● **What you have to do**
Copy from the first line below down to and including the line with "const yTicksB = [0,1,2,3,4,5,6,7];". Skip the pictures.

+++ Available data +++

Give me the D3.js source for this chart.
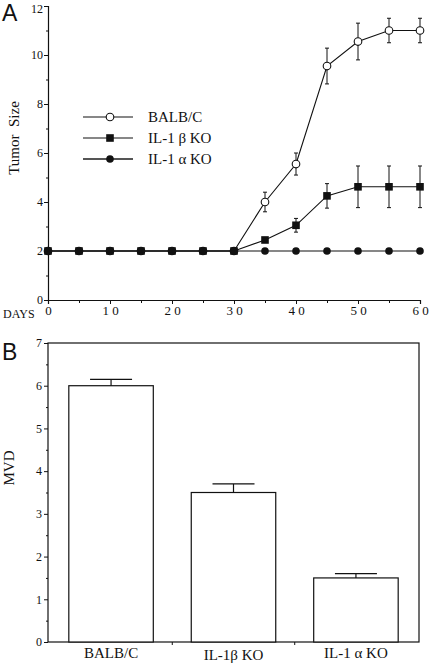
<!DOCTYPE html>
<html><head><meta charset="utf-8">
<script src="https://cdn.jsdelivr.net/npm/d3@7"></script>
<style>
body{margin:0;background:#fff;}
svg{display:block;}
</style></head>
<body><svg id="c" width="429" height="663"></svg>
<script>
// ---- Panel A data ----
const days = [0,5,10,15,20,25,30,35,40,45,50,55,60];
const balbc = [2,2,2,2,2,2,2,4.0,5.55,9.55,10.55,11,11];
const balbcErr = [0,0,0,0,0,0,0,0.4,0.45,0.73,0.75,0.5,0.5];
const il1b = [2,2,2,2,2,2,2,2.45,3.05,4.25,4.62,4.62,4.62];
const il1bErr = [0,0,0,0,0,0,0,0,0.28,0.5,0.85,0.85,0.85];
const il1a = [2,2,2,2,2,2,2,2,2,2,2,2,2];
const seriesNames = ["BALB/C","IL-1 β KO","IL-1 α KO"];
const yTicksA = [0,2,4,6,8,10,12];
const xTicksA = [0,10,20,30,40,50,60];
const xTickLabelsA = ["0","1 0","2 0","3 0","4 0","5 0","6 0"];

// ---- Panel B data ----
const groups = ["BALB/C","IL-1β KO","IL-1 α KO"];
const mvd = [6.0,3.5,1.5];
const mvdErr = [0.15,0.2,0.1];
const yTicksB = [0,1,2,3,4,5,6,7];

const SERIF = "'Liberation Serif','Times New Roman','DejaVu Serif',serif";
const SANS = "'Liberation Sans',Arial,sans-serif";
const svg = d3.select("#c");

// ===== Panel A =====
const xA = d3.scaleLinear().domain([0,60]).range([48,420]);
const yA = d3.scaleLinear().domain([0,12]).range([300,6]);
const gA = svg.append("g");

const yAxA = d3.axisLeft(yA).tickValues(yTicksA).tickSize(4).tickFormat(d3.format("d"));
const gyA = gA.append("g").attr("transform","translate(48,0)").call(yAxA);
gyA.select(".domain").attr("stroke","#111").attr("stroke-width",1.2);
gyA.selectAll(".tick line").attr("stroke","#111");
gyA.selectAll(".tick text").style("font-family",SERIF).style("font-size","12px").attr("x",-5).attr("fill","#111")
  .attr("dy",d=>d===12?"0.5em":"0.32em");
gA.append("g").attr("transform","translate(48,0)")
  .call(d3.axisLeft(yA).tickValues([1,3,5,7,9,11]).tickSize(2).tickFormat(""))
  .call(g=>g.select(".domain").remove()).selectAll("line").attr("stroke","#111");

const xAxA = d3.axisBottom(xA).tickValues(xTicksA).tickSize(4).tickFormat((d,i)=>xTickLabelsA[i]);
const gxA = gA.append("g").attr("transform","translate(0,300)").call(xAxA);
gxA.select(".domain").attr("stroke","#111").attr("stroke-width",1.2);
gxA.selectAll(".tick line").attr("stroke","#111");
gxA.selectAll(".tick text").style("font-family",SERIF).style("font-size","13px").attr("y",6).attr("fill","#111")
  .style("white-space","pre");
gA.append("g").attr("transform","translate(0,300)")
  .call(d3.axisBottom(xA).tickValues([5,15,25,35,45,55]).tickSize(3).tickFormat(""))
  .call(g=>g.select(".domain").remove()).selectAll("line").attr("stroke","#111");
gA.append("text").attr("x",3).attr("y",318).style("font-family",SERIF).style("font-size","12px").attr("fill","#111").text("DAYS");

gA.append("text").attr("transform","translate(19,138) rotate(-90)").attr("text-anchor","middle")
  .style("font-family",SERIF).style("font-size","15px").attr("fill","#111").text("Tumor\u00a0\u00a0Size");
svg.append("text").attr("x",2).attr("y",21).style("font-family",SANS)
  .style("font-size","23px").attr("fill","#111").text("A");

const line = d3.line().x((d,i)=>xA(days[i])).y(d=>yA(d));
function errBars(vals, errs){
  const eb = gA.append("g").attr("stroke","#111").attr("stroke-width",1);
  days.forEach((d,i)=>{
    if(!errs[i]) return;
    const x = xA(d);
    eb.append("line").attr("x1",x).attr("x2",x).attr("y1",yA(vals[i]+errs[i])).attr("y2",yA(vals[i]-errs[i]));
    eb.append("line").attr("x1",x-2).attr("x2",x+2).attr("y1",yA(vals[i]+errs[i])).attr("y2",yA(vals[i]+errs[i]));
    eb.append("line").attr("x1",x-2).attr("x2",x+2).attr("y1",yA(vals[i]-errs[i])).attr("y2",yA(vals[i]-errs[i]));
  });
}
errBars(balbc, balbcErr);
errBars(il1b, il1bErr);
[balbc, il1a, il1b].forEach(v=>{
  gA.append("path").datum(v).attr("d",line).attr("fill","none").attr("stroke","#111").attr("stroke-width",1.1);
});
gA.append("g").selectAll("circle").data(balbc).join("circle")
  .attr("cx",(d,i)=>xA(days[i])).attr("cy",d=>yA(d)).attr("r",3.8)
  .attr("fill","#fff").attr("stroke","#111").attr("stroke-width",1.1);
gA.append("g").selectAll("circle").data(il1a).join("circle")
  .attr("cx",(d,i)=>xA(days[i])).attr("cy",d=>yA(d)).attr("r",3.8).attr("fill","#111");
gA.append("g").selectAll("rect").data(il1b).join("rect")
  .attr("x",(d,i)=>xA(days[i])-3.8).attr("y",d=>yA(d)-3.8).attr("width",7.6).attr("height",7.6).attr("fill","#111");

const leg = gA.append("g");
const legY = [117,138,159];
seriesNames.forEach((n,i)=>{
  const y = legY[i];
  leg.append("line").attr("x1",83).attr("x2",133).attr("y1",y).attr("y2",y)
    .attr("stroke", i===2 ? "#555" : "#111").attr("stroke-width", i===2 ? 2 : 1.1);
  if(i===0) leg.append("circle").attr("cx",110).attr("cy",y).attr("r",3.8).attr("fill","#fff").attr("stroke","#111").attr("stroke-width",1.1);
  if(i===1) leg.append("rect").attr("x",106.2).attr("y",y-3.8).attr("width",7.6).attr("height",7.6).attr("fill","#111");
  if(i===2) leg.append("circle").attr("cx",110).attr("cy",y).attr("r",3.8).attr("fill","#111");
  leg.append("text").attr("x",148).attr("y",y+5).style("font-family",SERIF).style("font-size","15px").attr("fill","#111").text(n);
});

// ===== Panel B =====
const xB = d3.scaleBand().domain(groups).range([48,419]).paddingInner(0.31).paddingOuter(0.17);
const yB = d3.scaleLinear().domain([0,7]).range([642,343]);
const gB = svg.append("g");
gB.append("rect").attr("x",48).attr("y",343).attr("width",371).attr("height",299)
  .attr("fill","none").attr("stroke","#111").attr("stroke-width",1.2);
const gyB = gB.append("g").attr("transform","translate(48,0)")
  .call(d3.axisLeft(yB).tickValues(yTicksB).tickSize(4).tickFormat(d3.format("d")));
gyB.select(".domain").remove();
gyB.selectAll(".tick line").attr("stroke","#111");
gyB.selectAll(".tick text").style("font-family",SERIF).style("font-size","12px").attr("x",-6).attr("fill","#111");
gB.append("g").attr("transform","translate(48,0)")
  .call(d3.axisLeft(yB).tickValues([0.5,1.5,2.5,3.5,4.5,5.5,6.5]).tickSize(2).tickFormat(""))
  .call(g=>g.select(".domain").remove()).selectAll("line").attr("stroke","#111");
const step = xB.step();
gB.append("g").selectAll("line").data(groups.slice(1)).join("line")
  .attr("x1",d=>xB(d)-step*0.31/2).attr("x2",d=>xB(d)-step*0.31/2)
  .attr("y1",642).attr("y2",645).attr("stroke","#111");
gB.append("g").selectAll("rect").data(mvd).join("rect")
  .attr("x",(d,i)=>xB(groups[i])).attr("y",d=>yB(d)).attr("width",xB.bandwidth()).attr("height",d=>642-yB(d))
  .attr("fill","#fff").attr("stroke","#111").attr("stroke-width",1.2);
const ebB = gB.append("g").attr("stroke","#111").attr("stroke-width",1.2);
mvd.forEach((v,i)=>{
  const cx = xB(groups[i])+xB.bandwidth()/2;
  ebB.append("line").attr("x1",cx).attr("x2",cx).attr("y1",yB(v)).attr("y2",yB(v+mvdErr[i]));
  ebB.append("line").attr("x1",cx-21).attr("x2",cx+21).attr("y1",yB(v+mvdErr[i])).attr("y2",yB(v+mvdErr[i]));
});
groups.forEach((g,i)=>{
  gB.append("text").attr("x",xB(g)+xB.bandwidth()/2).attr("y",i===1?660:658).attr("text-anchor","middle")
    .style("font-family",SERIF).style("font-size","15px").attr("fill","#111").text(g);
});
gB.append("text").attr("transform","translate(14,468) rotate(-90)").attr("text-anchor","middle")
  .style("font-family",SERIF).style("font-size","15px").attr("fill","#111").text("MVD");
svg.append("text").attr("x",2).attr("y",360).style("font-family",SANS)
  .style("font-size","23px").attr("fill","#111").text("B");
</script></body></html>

+++

● **Full solution**
Give me the D3.js source for this chart.
<!DOCTYPE html>
<html><head><meta charset="utf-8">
<script src="https://cdn.jsdelivr.net/npm/d3@7"></script>
<style>
body{margin:0;background:#fff;}
svg{display:block;}
</style></head>
<body><svg id="c" width="429" height="663"></svg>
<script>
// ---- Panel A data ----
const days = [0,5,10,15,20,25,30,35,40,45,50,55,60];
const balbc = [2,2,2,2,2,2,2,4.0,5.55,9.55,10.55,11,11];
const balbcErr = [0,0,0,0,0,0,0,0.4,0.45,0.73,0.75,0.5,0.5];
const il1b = [2,2,2,2,2,2,2,2.45,3.05,4.25,4.62,4.62,4.62];
const il1bErr = [0,0,0,0,0,0,0,0,0.28,0.5,0.85,0.85,0.85];
const il1a = [2,2,2,2,2,2,2,2,2,2,2,2,2];
const seriesNames = ["BALB/C","IL-1 β KO","IL-1 α KO"];
const yTicksA = [0,2,4,6,8,10,12];
const xTicksA = [0,10,20,30,40,50,60];
const xTickLabelsA = ["0","1 0","2 0","3 0","4 0","5 0","6 0"];

// ---- Panel B data ----
const groups = ["BALB/C","IL-1β KO","IL-1 α KO"];
const mvd = [6.0,3.5,1.5];
const mvdErr = [0.15,0.2,0.1];
const yTicksB = [0,1,2,3,4,5,6,7];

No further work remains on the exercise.